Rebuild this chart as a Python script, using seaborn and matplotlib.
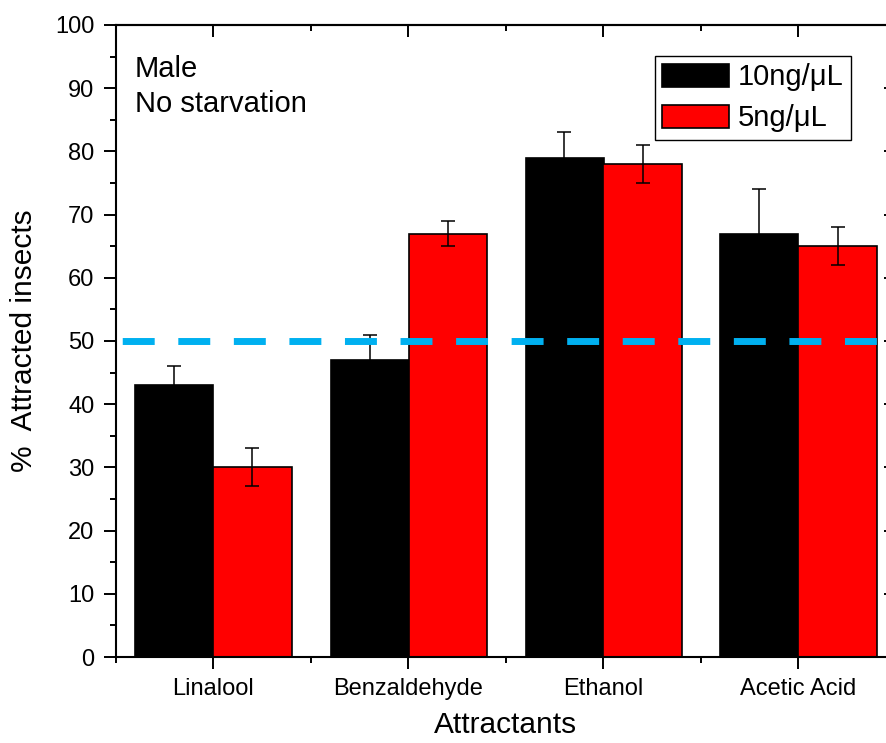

--

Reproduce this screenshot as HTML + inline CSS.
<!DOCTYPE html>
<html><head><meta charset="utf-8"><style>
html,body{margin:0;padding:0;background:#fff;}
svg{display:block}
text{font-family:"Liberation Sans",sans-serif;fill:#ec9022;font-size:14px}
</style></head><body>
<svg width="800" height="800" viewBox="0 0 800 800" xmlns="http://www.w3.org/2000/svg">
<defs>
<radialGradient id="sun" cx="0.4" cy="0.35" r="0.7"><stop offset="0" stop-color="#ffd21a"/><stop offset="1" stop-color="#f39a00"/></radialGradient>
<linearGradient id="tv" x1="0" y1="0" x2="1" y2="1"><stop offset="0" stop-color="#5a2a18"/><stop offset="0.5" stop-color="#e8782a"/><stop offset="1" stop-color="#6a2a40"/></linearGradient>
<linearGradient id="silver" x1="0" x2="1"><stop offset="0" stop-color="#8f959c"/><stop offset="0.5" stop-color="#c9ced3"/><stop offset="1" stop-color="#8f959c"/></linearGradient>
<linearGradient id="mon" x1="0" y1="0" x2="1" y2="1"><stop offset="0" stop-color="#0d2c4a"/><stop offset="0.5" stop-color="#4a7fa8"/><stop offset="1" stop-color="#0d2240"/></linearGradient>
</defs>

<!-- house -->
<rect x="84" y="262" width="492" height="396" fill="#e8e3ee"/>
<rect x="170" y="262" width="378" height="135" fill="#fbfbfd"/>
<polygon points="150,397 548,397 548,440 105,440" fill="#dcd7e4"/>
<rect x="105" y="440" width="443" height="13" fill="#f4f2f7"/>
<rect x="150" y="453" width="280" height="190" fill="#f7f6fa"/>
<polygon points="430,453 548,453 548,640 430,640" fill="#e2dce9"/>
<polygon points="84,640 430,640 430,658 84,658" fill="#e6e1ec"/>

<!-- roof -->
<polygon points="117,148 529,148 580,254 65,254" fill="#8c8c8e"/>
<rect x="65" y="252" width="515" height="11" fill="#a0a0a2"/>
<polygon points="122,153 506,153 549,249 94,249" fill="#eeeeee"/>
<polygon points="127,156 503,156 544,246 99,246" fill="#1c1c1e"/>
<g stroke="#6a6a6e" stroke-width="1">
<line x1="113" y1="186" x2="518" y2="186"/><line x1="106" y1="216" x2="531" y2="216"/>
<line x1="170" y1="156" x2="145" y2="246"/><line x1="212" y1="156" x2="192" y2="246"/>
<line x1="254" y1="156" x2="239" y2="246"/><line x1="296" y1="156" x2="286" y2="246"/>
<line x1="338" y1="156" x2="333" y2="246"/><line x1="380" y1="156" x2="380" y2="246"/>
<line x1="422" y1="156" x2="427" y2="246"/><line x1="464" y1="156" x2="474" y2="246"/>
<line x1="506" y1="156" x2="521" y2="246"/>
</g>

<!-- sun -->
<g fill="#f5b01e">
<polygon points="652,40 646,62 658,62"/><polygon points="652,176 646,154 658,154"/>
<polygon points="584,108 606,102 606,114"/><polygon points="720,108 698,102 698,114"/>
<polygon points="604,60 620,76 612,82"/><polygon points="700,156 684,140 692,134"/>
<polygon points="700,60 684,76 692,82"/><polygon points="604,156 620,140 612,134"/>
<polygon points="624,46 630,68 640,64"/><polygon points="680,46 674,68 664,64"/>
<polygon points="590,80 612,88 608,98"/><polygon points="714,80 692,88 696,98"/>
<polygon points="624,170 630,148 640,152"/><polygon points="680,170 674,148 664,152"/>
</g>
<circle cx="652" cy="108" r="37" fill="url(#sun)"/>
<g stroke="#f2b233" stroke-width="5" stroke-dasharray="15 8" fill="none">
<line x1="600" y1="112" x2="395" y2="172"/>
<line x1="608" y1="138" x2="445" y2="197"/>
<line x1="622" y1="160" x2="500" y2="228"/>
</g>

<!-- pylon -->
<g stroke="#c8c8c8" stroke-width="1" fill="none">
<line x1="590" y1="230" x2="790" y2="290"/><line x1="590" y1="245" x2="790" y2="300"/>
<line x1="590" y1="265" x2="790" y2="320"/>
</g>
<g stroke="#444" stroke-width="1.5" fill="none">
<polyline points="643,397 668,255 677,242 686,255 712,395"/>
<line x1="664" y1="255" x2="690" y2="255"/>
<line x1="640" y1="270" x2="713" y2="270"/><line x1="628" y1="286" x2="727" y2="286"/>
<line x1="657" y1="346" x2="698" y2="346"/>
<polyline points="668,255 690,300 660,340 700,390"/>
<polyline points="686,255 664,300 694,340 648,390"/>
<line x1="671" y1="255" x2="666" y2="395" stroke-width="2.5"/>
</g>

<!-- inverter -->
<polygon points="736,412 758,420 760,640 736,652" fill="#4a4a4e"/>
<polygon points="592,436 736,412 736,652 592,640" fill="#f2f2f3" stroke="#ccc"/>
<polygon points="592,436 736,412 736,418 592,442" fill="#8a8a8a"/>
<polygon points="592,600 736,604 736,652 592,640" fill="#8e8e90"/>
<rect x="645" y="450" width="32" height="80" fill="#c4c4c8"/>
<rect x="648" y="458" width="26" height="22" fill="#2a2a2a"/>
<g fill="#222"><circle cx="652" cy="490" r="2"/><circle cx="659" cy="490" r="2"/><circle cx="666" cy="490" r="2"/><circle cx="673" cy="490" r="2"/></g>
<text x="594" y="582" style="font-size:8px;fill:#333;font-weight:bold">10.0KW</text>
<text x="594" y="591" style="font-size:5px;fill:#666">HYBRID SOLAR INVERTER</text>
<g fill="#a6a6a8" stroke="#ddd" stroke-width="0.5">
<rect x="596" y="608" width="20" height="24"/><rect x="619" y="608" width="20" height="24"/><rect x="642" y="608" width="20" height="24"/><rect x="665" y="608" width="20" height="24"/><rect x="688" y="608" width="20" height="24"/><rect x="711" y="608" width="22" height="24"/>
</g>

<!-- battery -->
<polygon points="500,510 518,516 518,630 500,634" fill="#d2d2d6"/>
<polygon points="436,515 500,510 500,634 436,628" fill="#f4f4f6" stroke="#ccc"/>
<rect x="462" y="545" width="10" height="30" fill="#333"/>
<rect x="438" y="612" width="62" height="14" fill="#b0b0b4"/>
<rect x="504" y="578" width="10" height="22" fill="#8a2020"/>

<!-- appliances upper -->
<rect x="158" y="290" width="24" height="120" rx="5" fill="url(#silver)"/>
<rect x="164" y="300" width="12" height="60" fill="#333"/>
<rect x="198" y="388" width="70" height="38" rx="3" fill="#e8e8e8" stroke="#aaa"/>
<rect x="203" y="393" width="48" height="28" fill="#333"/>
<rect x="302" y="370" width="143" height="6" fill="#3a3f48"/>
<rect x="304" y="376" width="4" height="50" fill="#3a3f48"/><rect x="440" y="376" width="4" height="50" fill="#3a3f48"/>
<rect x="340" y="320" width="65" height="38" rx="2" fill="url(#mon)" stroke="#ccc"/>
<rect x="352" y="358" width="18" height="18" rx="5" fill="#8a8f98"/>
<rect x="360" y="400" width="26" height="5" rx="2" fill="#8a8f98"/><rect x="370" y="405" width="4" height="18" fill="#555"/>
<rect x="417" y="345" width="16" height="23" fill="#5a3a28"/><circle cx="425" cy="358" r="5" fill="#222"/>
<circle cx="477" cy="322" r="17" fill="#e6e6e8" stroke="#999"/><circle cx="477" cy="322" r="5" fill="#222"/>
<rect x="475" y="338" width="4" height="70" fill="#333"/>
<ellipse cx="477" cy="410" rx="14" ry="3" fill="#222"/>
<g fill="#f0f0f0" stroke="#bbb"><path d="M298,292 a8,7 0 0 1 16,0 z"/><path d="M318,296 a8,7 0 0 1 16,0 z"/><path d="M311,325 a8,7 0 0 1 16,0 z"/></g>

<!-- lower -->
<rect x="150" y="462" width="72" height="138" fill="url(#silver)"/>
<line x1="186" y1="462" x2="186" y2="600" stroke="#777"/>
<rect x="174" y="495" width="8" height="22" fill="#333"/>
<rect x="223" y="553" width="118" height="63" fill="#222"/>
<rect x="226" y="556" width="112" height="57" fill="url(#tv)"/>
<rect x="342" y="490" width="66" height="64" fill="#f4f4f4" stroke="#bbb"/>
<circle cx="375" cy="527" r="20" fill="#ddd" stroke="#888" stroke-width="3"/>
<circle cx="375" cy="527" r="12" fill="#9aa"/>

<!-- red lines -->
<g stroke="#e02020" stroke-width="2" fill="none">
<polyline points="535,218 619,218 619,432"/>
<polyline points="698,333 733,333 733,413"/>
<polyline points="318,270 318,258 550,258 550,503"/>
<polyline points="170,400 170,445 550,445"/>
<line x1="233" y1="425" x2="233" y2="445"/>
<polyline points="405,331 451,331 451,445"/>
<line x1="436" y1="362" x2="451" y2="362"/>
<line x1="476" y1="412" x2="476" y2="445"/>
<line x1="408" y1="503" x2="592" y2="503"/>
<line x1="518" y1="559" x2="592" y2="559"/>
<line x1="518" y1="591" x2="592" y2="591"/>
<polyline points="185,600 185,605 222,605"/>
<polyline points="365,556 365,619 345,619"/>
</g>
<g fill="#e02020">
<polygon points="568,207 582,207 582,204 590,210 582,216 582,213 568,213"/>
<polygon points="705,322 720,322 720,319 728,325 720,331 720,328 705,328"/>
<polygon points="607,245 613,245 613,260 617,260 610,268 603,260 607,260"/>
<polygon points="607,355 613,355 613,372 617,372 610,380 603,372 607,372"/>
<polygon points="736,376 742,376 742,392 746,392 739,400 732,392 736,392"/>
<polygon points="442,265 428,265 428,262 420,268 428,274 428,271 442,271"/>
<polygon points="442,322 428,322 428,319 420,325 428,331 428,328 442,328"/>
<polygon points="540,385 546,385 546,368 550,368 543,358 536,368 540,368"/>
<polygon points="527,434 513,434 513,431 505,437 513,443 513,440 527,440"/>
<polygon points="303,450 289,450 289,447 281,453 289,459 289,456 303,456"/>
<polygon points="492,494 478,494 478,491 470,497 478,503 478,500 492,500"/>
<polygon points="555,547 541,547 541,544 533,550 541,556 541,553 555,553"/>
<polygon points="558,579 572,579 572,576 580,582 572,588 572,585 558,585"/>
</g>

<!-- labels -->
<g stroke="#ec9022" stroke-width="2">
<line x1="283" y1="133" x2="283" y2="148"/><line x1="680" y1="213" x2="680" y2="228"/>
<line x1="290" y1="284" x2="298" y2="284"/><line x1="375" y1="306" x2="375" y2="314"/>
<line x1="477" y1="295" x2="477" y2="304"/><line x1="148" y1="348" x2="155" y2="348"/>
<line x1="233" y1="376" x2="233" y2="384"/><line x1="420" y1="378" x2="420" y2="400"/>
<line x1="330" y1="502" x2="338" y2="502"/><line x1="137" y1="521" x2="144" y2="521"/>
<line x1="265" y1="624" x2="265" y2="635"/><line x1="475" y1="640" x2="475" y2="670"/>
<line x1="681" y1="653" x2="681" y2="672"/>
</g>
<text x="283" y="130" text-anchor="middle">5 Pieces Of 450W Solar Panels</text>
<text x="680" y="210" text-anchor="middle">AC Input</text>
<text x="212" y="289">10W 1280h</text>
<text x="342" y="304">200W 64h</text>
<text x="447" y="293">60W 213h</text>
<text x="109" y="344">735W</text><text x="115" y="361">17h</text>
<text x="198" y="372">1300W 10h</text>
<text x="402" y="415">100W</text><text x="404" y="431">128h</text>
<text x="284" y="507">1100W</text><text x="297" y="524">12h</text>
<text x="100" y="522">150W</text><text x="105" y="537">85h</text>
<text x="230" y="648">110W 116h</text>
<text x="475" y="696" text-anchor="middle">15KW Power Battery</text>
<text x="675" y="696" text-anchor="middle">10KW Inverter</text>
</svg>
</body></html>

---

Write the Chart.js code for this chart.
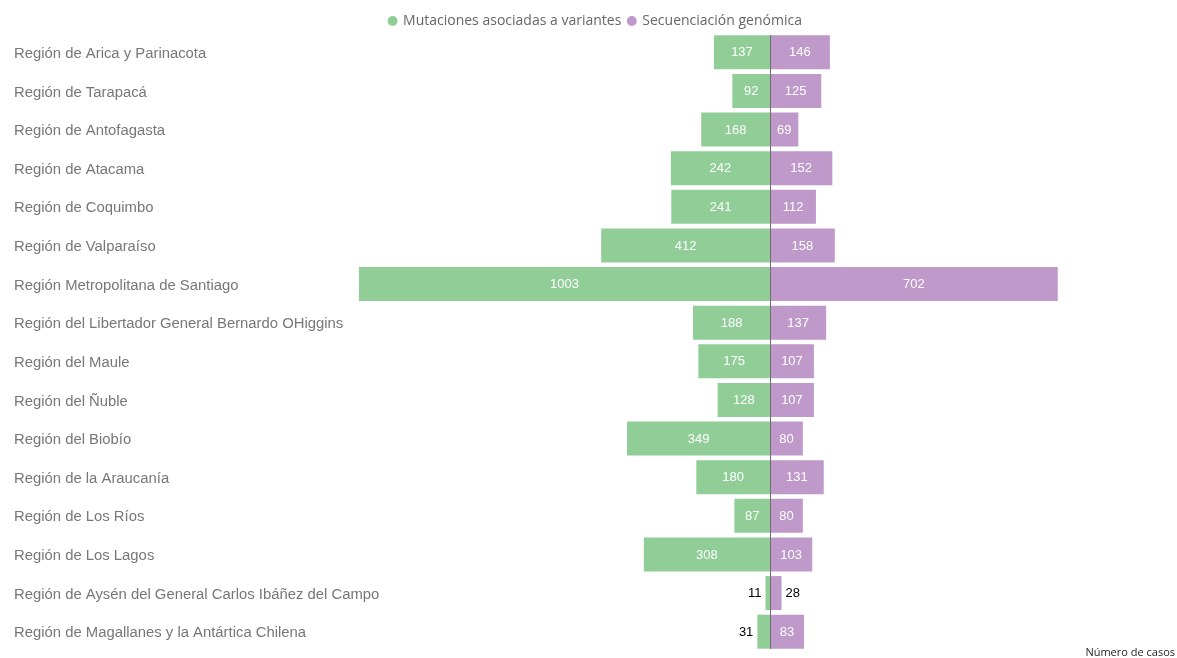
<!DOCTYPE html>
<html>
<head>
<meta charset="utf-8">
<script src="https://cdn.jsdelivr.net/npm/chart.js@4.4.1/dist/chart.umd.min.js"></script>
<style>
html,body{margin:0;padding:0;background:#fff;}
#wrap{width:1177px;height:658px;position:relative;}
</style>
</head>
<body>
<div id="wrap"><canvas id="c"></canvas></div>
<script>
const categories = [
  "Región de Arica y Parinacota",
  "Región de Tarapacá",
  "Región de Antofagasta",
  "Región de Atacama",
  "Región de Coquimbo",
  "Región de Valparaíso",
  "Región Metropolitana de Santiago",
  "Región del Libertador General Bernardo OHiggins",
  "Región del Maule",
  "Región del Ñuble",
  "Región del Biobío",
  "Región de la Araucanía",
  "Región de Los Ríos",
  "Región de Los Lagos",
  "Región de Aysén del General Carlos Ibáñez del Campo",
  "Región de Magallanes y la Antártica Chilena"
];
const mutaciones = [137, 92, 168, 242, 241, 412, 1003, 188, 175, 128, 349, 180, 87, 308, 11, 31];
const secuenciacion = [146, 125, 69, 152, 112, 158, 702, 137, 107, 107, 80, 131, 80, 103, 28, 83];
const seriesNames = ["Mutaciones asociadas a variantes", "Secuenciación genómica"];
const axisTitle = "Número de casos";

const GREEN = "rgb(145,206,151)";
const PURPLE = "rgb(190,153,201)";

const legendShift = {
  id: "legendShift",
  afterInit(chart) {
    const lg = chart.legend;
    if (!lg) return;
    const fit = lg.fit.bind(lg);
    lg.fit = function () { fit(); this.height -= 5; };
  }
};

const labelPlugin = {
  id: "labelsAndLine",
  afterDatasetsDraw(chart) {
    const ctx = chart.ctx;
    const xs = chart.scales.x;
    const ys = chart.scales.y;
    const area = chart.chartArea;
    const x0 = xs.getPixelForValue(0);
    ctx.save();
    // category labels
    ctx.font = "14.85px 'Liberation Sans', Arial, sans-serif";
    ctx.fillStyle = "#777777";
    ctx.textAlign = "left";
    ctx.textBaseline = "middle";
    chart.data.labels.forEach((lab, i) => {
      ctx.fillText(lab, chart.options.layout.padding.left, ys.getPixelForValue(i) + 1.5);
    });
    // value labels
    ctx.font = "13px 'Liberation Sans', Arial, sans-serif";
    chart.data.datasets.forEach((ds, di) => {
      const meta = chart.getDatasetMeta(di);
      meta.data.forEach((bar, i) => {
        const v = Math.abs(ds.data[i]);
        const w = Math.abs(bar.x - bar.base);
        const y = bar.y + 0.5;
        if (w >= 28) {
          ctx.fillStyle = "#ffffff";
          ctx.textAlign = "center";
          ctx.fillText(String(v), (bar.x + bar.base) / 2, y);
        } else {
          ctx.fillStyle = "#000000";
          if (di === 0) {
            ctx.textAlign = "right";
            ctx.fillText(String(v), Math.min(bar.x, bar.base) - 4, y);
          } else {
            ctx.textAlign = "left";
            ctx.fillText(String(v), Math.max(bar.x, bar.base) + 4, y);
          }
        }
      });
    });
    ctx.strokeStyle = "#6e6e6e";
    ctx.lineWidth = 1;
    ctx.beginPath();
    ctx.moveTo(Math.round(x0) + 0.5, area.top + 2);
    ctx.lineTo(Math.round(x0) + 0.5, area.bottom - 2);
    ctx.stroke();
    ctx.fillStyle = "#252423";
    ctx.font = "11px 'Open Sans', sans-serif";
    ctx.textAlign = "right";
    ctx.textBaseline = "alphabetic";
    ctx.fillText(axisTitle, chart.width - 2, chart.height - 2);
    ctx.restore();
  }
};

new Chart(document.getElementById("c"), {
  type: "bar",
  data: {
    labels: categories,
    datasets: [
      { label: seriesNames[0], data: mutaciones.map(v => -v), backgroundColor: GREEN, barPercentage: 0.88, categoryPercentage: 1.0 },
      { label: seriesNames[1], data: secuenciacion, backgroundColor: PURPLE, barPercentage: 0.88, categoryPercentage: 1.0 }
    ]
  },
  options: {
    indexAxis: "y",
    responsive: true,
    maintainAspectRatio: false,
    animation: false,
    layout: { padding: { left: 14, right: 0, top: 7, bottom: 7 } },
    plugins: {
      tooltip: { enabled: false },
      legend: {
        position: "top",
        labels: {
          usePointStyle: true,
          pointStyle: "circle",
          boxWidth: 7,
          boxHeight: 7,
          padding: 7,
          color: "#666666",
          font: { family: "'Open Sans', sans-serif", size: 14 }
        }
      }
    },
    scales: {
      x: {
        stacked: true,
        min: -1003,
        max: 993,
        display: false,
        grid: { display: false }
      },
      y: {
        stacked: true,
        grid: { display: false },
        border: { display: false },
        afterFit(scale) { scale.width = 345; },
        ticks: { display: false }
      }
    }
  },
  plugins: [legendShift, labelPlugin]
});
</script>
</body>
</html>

▶ Task instructions
Check each line of the records for the word "script" and extract those that contain it.

▶ Task answer
Rebuild this chart as a Python script, using seaborn and matplotlib.
<script src="https://cdn.jsdelivr.net/npm/chart.js@4.4.1/dist/chart.umd.min.js"></script>
<script>
</script>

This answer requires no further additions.